Limitations This qualitative case study took place in three specific settings taught by three individual teachers. While the settings differed from one another, they each were associated with mediumto-large, suburban school districts in the Midwest. Due to the qualitative nature of this project, I did not attempt to find any kind of “sample” that might be construed to be widely representative of any group. Instead, I purposefully chose the participant teachers and settings based on recommendations by leaders in music education in an attempt to study promising practices.

Because other elementary music settings and teachers differ from those described in this study, it would be inappropriate to expect that the results of this study could necessarily be generalized to other settings. However, perhaps teachers could adapt or modify ideas illuminated by this research for use in their own classrooms. Information from qualitative studies may be transferrable to similar situations (Creswell, 1998), and the results that resonate with particular teachers may be appropriated.

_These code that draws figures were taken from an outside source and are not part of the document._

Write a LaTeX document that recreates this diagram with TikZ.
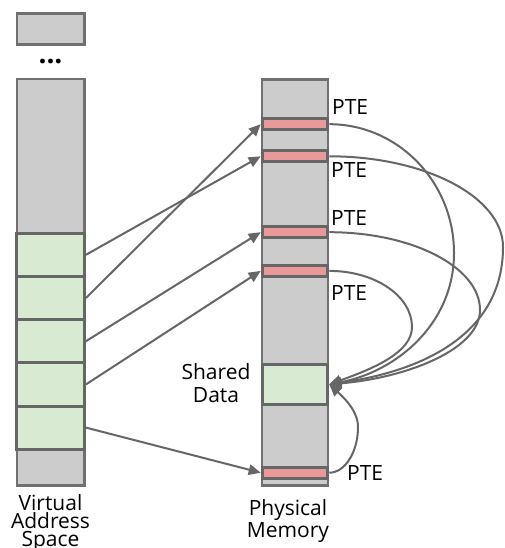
\documentclass[tikz,border=0pt]{standalone}
\usepackage{fontspec}
\setmainfont{Open Sans}
\usetikzlibrary{arrows.meta}

\definecolor{memgray}{HTML}{CCCCCC}
\definecolor{coledge}{HTML}{707070}
\definecolor{boxedge}{HTML}{666666}
\definecolor{pagegreen}{HTML}{D9EAD3}
\definecolor{ptered}{HTML}{EA9999}
\definecolor{linkgray}{HTML}{666666}

\begin{document}
\begin{tikzpicture}[x=1pt,y=-1pt,
  memcol/.style={draw=coledge, fill=memgray, line width=2.5pt, inner sep=0pt},
  vpage/.style={draw=boxedge, fill=pagegreen, line width=3pt, inner sep=0pt,
    minimum width=67.5pt, minimum height=43.2pt},
  ppage/.style={draw=boxedge, fill=pagegreen, line width=3pt, inner sep=0pt,
    minimum width=65.6pt, minimum height=40.3pt},
  pte/.style={draw=boxedge, fill=ptered, line width=3pt, inner sep=0pt,
    minimum width=65.6pt, minimum height=11pt},
  txt/.style={inner sep=0pt, text=black, font=\fontsize{21}{18}\selectfont},
  link/.style={draw=linkgray, line width=2pt, -{Triangle[length=12pt,width=10.5pt]}},
]
\useasboundingbox (0,0) rectangle (504,548);

% virtual address space
\node[memcol, minimum width=67.5pt, minimum height=31pt] (vtop) at (50.7,29.2) {};
\node[txt, font=\fontsize{28}{28}\bfseries, anchor=base] (dots) at (50.5,63.5) {...};
\node[memcol, minimum width=67.5pt, minimum height=406.7pt] (vcol) at (50.7,282.3) {};
\node[vpage] (v1) at (50.7,254.8) {};
\node[vpage] (v2) at (50.7,298.0) {};
\node[vpage] (v3) at (50.7,341.2) {};
\node[vpage] (v4) at (50.7,384.4) {};
\node[vpage] (v5) at (50.7,427.6) {};
\node[txt, align=center, anchor=north] (vname) at (50.5,494) {Virtual\\Address\\Space};

% physical memory
\node[memcol, minimum width=66.1pt, minimum height=405.9pt] (pcol) at (295,282.5) {};
\node[pte] (p1) at (295,124.2) {};
\node[pte] (p2) at (295,156.3) {};
\node[pte] (p3) at (295,232.2) {};
\node[pte] (p4) at (295,270.9) {};
\node[pte] (p5) at (295,472.7) {};
\node[ppage] (shared) at (295,384.3) {};
\node[txt, font=\fontsize{21}{23.7}\selectfont, align=center, anchor=north] (sname) at (216,363) {Shared\\Data};
\node[txt, font=\fontsize{21}{22}\selectfont, align=center, anchor=north] (pname) at (288,499) {Physical\\Memory};

% PTE labels
\node[txt, anchor=base west] (l1) at (332,115) {PTE};
\node[txt, anchor=base west] (l2) at (331,178) {PTE};
\node[txt, anchor=base west] (l3) at (331,225) {PTE};
\node[txt, anchor=base west] (l4) at (331,300) {PTE};
\node[txt, anchor=base west] (l5) at (347,480) {PTE};

% virtual pages to their page table entries
\draw[link] (v1.east) -- (p2.west);
\draw[link] (v2.east) -- (p1.west);
\draw[link] (v3.east) -- (p3.west);
\draw[link] (v4.east) -- (p4.west);
\draw[link] (v5.east) -- (p5.west);

% every entry points at the shared frame
\draw[link] (p1.east) .. controls (398,124.2) and (454,182) .. (454,253)
  .. controls (454,325) and (395,372) .. (shared.east);
\draw[link] (p2.east) .. controls (425,156.3) and (503,197) .. (503,247)
  .. controls (503,330) and (430,370) .. (shared.east);
\draw[link] (p3.east) .. controls (412,232.2) and (480,267) .. (480,310)
  .. controls (480,350) and (405,378) .. (shared.east);
\draw[link] (p4.east) .. controls (375,270.9) and (412,296) .. (412,327)
  .. controls (412,352) and (375,368) .. (shared.east);
\draw[link] (p5.east) .. controls (345,472.7) and (358,452) .. (358,427)
  .. controls (358,410) and (342,396) .. (shared.east);
\end{tikzpicture}
\end{document}
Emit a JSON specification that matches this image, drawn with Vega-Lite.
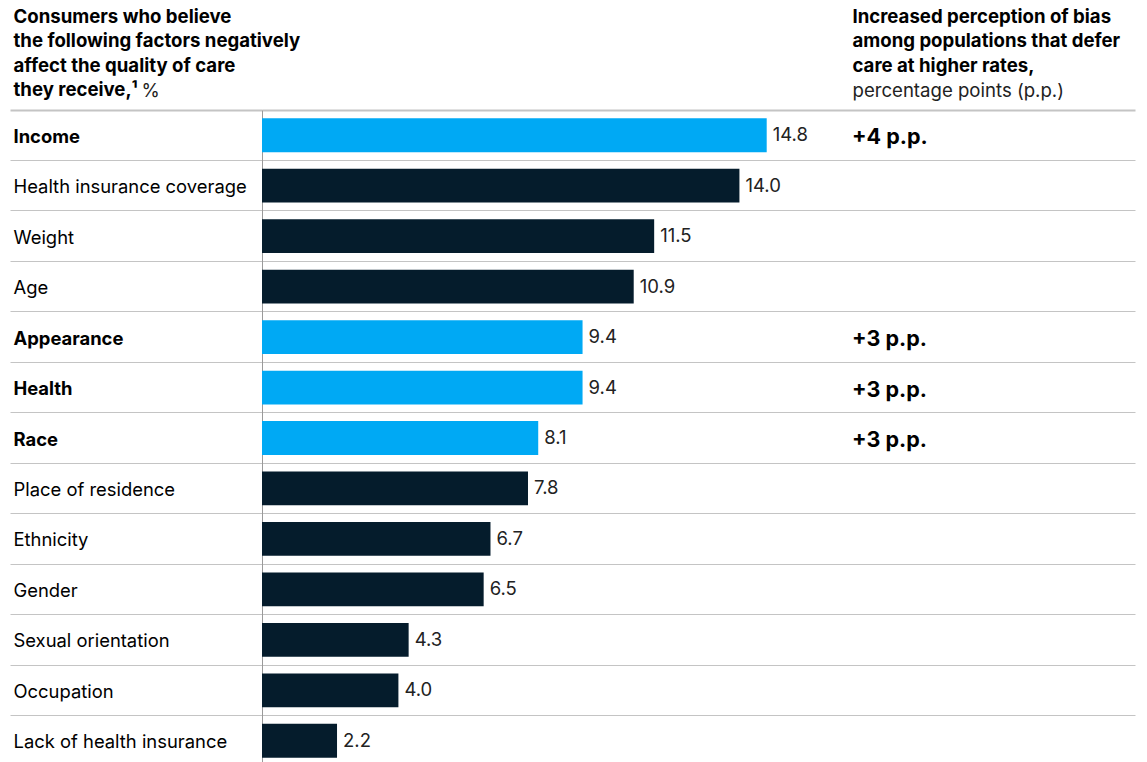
{
  "$schema": "https://vega.github.io/schema/vega-lite/v6.json",
  "autosize": "none",
  "padding": {"left": 262, "top": 110, "right": 12, "bottom": 0},
  "width": 873,
  "height": 656,
  "background": "white",
  "config": {"font": "Inter", "view": {"stroke": null}},
  "data": {
    "values": [
      {"factor": "Income", "value": 14.8, "hl": true, "pp": "+4 p.p."},
      {"factor": "Health insurance coverage", "value": 14.0, "hl": false, "pp": ""},
      {"factor": "Weight", "value": 11.5, "hl": false, "pp": ""},
      {"factor": "Age", "value": 10.9, "hl": false, "pp": ""},
      {"factor": "Appearance", "value": 9.4, "hl": true, "pp": "+3 p.p."},
      {"factor": "Health", "value": 9.4, "hl": true, "pp": "+3 p.p."},
      {"factor": "Race", "value": 8.1, "hl": true, "pp": "+3 p.p."},
      {"factor": "Place of residence", "value": 7.8, "hl": false, "pp": ""},
      {"factor": "Ethnicity", "value": 6.7, "hl": false, "pp": ""},
      {"factor": "Gender", "value": 6.5, "hl": false, "pp": ""},
      {"factor": "Sexual orientation", "value": 4.3, "hl": false, "pp": ""},
      {"factor": "Occupation", "value": 4.0, "hl": false, "pp": ""},
      {"factor": "Lack of health insurance", "value": 2.2, "hl": false, "pp": ""}
    ]
  },
  "resolve": {"axis": {"x": "independent", "y": "independent"}},
  "layer": [
    {
      "mark": {"type": "bar", "height": {"band": 0.67}},
      "encoding": {
        "y": {
          "field": "factor",
          "type": "nominal",
          "sort": null,
          "scale": {"paddingInner": 0, "paddingOuter": 0},
          "axis": {
            "orient": "left",
            "title": ["Consumers who believe", "the following factors negatively", "affect the quality of care", "they receive,¹"],
            "titleAngle": 0,
            "titleAlign": "left",
            "titleBaseline": "alphabetic",
            "titleX": -249,
            "titleY": -88,
            "titleFontSize": 18.6,
            "titleFontWeight": "bold",
            "titleLineHeight": 24.5,
            "titleColor": "#000000",
            "bandPosition": 0,
            "ticks": true,
            "tickSize": 252,
            "tickColor": "#c4c4c4",
            "tickWidth": {"condition": {"test": "datum.value === 'Income'", "value": 2}, "value": 1},
            "grid": true,
            "gridColor": "#c4c4c4",
            "gridWidth": {"condition": {"test": "datum.value === 'Income'", "value": 2}, "value": 1},
            "labelOffset": 1.5,
            "labelAlign": "left",
            "labelPadding": -3,
            "labelBaseline": "middle",
            "labelFontSize": 18.4,
            "labelColor": "#000000",
            "labelLimit": 0,
            "labelFontWeight": {"condition": {"test": "indexof(['Income','Appearance','Health','Race'], datum.value) >= 0", "value": "bold"}, "value": "normal"},
            "domainColor": "#9a9a9a"
          }
        },
        "x": {
          "field": "value",
          "type": "quantitative",
          "scale": {"domain": [0, 25.6], "nice": false, "zero": true},
          "axis": {
            "orient": "top",
            "labels": false,
            "ticks": false,
            "domain": false,
            "grid": false,
            "title": ["Increased perception of bias", "among populations that defer", "care at higher rates,"],
            "titleX": 590,
            "titleY": -88,
            "titleAlign": "left",
            "titleBaseline": "alphabetic",
            "titleAngle": 0,
            "titleFontWeight": "bold",
            "titleFontSize": 18.6,
            "titleLineHeight": 24.5,
            "titleColor": "#000000"
          }
        },
        "color": {"condition": {"test": "datum.hl", "value": "#00A9F4"}, "value": "#051C2C"}
      }
    },
    {
      "mark": {"type": "text", "align": "left", "baseline": "middle", "dx": 6, "fontSize": 18.5, "color": "#222222"},
      "encoding": {
        "y": {
          "field": "factor",
          "type": "nominal",
          "sort": null,
          "axis": {
            "orient": "right",
            "labels": false,
            "ticks": false,
            "domain": false,
            "grid": false,
            "title": "%",
            "titleX": -994,
            "titleY": -14,
            "titleAlign": "left",
            "titleBaseline": "alphabetic",
            "titleAngle": 0,
            "titleFontWeight": "normal",
            "titleFontSize": 18.6,
            "titleColor": "#222222"
          }
        },
        "x": {
          "field": "value",
          "type": "quantitative",
          "axis": {
            "orient": "bottom",
            "labels": false,
            "ticks": false,
            "domain": false,
            "grid": false,
            "title": "percentage points (p.p.)",
            "titleX": 590,
            "titleY": -669.5,
            "titleAlign": "left",
            "titleBaseline": "alphabetic",
            "titleAngle": 0,
            "titleFontWeight": "normal",
            "titleFontSize": 18.6,
            "titleColor": "#222222"
          }
        },
        "text": {"field": "value", "type": "quantitative", "format": ".1f"}
      }
    },
    {
      "mark": {"type": "text", "align": "left", "baseline": "middle", "dy": 3, "fontSize": 21.5, "fontWeight": "bold", "color": "#000000"},
      "encoding": {
        "y": {"field": "factor", "type": "nominal", "sort": null, "axis": null},
        "x": {"datum": 17.3, "type": "quantitative", "axis": null},
        "text": {"field": "pp"}
      }
    }
  ]
}
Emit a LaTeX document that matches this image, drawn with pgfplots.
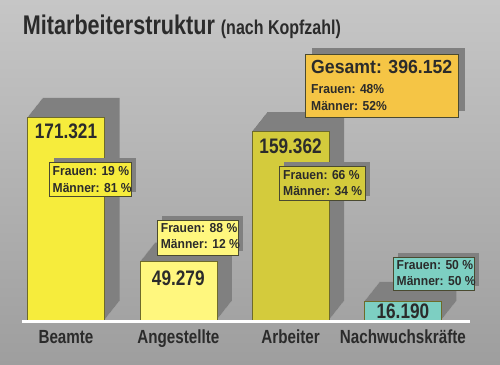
\documentclass[border=0pt]{standalone}
\usepackage{pgfplots}
\usepackage{pgfplotstable}
\pgfplotsset{compat=1.18}
\usepackage{fontspec}
\setmainfont{Liberation Sans}
\newfontfamily\titlefont{Liberation Sans}[FakeStretch=0.8]
\newfontfamily\numfont{Liberation Sans}[FakeStretch=0.82]
\newfontfamily\boxfont{Liberation Sans}[FakeStretch=0.93]
\newfontfamily\gesfont{Liberation Sans}[FakeStretch=0.93]
\definecolor{bgtop}{HTML}{C6C6C6}
\definecolor{bgbot}{HTML}{9E9E9E}
\definecolor{shadow}{HTML}{808080}
\definecolor{cBeamte}{HTML}{F6EC3C}
\definecolor{cAng}{HTML}{FFF77E}
\definecolor{cArb}{HTML}{D4CB3C}
\definecolor{cNach}{HTML}{7DCFC2}
\definecolor{cGes}{HTML}{F5C545}
\definecolor{edge}{HTML}{6E6A2A}
\definecolor{boxborder}{HTML}{4A4A30}
\definecolor{txt}{HTML}{2B2B2B}
\pgfplotstableread{
x y
0 171321
1 49279
2 159362
3 16190
}\staff
\begin{document}
\begin{tikzpicture}
\shade[top color=bgtop, bottom color=bgbot] (0bp,-45bp) rectangle (500bp,320bp);
\begin{axis}[at={(0bp,0bp)}, anchor=south west, scale only axis,
  width=500bp, height=320bp,
  xmin=-0.5877, xmax=3.8646, ymin=0, ymax=270042,
  axis line style={draw=none}, major tick style={draw=none},
  ytick=\empty, xtick={0,1,2,3},
  xticklabels={Beamte,Angestellte,Arbeiter,Nachwuchskräfte},
  xticklabel style={font=\titlefont\bfseries\fontsize{19bp}{22bp}\selectfont, text=txt, inner sep=0pt, anchor=north, yshift=-10bp},
  clip=false,
  every axis plot/.append style={ybar, bar width=77bp, bar shift=0pt},
  nodes near coords={\pgfmathprintnumber[assume math mode=true,fixed,precision=0,1000 sep={.}]{\pgfplotspointmeta}},
  every node near coord/.style={font=\numfont\bfseries\fontsize{21bp}{24bp}\selectfont, text=txt, anchor=north, inner sep=0pt, yshift=-7bp},
]
\pgfplotsinvokeforeach{1,...,19}{
  \addplot[fill=shadow, draw=none, nodes near coords={}, shift={({#1*15/19*1bp},{#1*1bp})}] table[x=x,y=y]{\staff};
}
\addplot[fill=cBeamte, draw=edge, line width=0.5bp] coordinates {(0,171321)};
\addplot[fill=cAng, draw=edge, line width=0.5bp, every node near coord/.append style={yshift=-2bp}] coordinates {(1,49279)};
\addplot[fill=cArb, draw=edge, line width=0.5bp] coordinates {(2,159362)};
\addplot[fill=cNach, draw=edge, line width=0.5bp, every node near coord/.append style={yshift=4bp}] coordinates {(3,16190)};
\draw[white, line width=3bp] ([yshift=-1.5bp]axis cs:-0.392,0) -- ([yshift=-1.5bp]axis cs:3.598,0);
\end{axis}
% title
\node[anchor=base west, inner sep=0pt, text=txt, font=\titlefont\bfseries\fontsize{27bp}{30bp}\selectfont] at (22.7bp,285.7bp) {Mitarbeiterstruktur};
\node[anchor=base west, inner sep=0pt, text=txt, font=\titlefont\bfseries\fontsize{20bp}{22bp}\selectfont] at (220.7bp,285.7bp) {(nach Kopfzahl)};
% box shadows
\fill[shadow] (54bp,128bp) rectangle (136bp,162bp);
\fill[shadow] (162bp,69bp) rectangle (243bp,104bp);
\fill[shadow] (284bp,124bp) rectangle (370bp,158bp);
\fill[shadow] (398bp,34bp) rectangle (479bp,67bp);
\fill[shadow] (312bp,209bp) rectangle (465bp,272bp);
% boxes
\filldraw[fill=cBeamte, draw=boxborder, line width=0.8bp] (49bp,124bp) rectangle (131bp,158bp);
\filldraw[fill=cAng, draw=boxborder, line width=0.8bp] (157bp,65bp) rectangle (238bp,100bp);
\filldraw[fill=cArb, draw=boxborder, line width=0.8bp] (279bp,120bp) rectangle (365bp,154bp);
\filldraw[fill=cNach, draw=boxborder, line width=0.8bp] (393bp,30bp) rectangle (474bp,63bp);
\filldraw[fill=cGes, draw=boxborder, line width=0.8bp] (305bp,203bp) rectangle (458bp,266bp);
% box texts
\begin{scope}[every node/.style={anchor=base west, inner sep=0pt, text=txt, font=\boxfont\bfseries\fontsize{13bp}{15bp}\selectfont}]
\node at (52.5bp,144.3bp) {Frauen: 19 \%};
\node at (52.5bp,127.5bp) {Männer: 81 \%};
\node at (160.7bp,87.3bp) {Frauen: 88 \%};
\node at (160.7bp,71.5bp) {Männer: 12 \%};
\node at (283bp,140.5bp) {Frauen: 66 \%};
\node at (283bp,124.5bp) {Männer: 34 \%};
\node at (396.5bp,50.5bp) {Frauen: 50 \%};
\node at (396.5bp,34.5bp) {Männer: 50 \%};
\node at (311bp,226bp) {Frauen: 48\%};
\node at (311bp,209bp) {Männer: 52\%};
\end{scope}
\node[anchor=base west, inner sep=0pt, text=txt, font=\gesfont\bfseries\fontsize{19bp}{22bp}\selectfont] at (311bp,246bp) {Gesamt: 396.152};
\pgfresetboundingbox
\path[use as bounding box] (0bp,-45bp) rectangle (500bp,320bp);
\end{tikzpicture}
\end{document}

I did not describe or evaluate the curricula being assessed, except as this information directly informed this investigation into assessment and differentiation of instruction. While some of this information may be apparent to the reader as I describe instructional practice and how the results of an assessment were used, a discussion of the relative merits of various curricular goals was beyond the scope of this paper. Participant teachers in this study came from different educational backgrounds and used a variety of methodologies. Similar to curriculum and assessment methods, the methodologies being used in these classrooms may become apparent to the reader, but I did not set out to discuss the relative merits of methodological approaches.